Print again only this span: the line with "Output the component", the line with "const gateY = [-15.1, 15.2];", and all lines between them, exactly as given.

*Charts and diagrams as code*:

##########

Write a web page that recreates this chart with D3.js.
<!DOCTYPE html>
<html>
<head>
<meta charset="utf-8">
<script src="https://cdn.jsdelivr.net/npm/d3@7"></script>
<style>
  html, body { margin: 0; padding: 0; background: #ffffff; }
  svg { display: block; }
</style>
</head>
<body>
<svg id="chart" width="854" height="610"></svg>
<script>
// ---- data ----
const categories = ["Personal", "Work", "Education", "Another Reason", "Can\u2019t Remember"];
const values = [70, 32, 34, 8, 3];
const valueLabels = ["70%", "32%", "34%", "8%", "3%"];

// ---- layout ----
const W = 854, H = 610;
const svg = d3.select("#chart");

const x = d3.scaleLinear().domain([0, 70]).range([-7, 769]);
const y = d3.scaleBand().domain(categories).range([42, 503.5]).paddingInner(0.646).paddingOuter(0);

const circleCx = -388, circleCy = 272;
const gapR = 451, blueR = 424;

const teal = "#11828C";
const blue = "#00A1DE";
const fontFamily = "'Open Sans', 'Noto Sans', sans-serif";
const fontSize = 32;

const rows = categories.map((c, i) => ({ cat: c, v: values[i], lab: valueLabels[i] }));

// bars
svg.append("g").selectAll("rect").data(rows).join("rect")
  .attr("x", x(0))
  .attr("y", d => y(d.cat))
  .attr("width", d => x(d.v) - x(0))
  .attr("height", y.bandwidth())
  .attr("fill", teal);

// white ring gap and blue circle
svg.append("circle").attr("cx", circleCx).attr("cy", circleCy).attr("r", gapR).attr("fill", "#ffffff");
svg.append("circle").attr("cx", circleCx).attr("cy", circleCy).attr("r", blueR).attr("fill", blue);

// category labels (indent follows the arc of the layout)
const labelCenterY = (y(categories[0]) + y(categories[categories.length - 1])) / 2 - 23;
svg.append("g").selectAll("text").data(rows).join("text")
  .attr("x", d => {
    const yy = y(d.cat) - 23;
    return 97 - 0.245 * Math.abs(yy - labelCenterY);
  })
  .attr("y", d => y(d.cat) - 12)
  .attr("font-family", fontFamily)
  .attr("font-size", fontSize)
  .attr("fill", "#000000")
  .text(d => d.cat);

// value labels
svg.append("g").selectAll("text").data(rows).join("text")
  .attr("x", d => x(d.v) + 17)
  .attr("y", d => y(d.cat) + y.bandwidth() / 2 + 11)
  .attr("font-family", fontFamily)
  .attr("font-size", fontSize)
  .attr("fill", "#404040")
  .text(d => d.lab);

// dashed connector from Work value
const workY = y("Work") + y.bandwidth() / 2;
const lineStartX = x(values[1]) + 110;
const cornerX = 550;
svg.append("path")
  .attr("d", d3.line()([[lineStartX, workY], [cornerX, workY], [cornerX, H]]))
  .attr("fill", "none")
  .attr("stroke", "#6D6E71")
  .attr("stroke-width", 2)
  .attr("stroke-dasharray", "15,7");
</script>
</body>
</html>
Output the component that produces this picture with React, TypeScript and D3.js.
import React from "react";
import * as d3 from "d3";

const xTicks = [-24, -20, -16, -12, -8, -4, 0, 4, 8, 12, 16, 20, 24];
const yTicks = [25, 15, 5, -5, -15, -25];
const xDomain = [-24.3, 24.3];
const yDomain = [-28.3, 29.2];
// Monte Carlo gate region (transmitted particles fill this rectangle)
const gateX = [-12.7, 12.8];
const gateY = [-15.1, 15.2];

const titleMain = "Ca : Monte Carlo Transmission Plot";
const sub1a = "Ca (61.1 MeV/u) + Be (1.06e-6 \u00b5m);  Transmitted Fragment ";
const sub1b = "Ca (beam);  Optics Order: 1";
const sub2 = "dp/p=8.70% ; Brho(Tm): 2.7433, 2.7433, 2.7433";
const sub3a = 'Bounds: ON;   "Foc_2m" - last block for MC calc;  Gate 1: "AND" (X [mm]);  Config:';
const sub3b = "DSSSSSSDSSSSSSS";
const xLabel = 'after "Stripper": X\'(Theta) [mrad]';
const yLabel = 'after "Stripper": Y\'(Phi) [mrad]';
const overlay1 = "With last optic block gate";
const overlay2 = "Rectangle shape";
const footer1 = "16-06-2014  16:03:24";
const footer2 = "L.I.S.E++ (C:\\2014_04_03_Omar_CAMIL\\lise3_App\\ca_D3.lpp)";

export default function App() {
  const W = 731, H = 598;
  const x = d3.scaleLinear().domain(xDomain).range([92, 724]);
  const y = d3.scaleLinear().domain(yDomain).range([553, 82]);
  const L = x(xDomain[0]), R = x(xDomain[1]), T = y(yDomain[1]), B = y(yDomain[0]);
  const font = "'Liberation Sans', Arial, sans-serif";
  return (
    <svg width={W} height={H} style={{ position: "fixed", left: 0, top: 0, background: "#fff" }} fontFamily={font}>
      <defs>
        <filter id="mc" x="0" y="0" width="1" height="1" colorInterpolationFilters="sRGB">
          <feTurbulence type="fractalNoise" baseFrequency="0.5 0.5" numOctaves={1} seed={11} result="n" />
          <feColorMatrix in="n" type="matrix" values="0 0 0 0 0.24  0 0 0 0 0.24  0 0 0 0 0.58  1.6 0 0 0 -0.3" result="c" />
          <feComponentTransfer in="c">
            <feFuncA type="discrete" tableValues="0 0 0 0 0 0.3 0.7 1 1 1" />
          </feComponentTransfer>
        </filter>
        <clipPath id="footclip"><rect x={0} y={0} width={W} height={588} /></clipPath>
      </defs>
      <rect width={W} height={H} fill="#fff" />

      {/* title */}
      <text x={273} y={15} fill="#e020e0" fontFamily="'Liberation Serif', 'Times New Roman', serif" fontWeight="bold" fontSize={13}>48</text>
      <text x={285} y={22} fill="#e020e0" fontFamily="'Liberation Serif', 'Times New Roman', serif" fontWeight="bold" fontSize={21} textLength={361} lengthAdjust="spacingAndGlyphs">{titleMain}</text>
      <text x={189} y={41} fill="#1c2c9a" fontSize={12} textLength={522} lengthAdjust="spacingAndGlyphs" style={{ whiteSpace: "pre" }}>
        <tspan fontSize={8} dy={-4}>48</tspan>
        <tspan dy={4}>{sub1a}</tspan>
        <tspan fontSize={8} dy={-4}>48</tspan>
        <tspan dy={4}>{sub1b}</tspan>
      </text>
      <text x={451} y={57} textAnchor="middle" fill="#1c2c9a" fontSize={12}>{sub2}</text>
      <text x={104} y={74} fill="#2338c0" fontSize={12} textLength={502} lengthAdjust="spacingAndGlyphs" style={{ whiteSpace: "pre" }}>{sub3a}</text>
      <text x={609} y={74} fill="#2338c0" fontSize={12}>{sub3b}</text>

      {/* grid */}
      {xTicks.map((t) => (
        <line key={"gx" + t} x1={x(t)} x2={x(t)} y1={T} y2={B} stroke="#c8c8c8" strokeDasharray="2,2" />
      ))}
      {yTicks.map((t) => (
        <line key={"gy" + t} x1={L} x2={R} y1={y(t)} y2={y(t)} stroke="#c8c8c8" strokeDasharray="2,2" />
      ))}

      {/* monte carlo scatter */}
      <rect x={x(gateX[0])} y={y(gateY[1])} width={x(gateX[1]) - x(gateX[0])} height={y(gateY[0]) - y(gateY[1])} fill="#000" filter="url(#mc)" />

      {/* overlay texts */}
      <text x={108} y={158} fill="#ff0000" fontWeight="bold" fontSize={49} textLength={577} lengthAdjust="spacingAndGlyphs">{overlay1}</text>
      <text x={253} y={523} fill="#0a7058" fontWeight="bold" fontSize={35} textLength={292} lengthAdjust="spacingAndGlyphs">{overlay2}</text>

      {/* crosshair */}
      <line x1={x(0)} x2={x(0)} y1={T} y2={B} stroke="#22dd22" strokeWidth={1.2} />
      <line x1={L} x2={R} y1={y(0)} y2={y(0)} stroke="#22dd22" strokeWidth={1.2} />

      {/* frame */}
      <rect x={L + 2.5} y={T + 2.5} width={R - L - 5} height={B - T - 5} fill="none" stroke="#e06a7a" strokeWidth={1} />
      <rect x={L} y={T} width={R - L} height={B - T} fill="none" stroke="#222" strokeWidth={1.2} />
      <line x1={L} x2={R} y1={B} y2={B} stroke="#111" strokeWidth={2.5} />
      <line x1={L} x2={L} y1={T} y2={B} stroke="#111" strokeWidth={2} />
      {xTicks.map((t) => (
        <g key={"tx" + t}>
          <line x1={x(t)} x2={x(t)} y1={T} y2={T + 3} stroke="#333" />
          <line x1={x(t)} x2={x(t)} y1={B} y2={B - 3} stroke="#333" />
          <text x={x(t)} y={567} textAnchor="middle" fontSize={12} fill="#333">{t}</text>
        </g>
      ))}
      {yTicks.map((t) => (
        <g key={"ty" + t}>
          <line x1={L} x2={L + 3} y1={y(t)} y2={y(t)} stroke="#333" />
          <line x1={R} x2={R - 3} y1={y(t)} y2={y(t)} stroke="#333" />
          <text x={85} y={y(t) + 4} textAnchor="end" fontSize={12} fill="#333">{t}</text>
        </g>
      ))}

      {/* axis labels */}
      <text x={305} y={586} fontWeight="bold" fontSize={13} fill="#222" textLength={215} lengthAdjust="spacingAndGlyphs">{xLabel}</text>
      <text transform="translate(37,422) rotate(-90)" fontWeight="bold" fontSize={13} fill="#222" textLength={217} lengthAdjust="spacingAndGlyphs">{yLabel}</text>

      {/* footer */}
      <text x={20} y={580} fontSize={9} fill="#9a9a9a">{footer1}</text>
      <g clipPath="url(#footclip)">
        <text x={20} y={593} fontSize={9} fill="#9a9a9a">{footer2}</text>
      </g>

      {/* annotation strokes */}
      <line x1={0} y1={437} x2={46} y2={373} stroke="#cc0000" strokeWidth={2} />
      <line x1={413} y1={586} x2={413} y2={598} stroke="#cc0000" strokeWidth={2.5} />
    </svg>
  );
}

##########

*Answer to this task*:
Output the component that produces this picture with React, TypeScript and D3.js.
import React from "react";
import * as d3 from "d3";

const xTicks = [-24, -20, -16, -12, -8, -4, 0, 4, 8, 12, 16, 20, 24];
const yTicks = [25, 15, 5, -5, -15, -25];
const xDomain = [-24.3, 24.3];
const yDomain = [-28.3, 29.2];
// Monte Carlo gate region (transmitted particles fill this rectangle)
const gateX = [-12.7, 12.8];
const gateY = [-15.1, 15.2];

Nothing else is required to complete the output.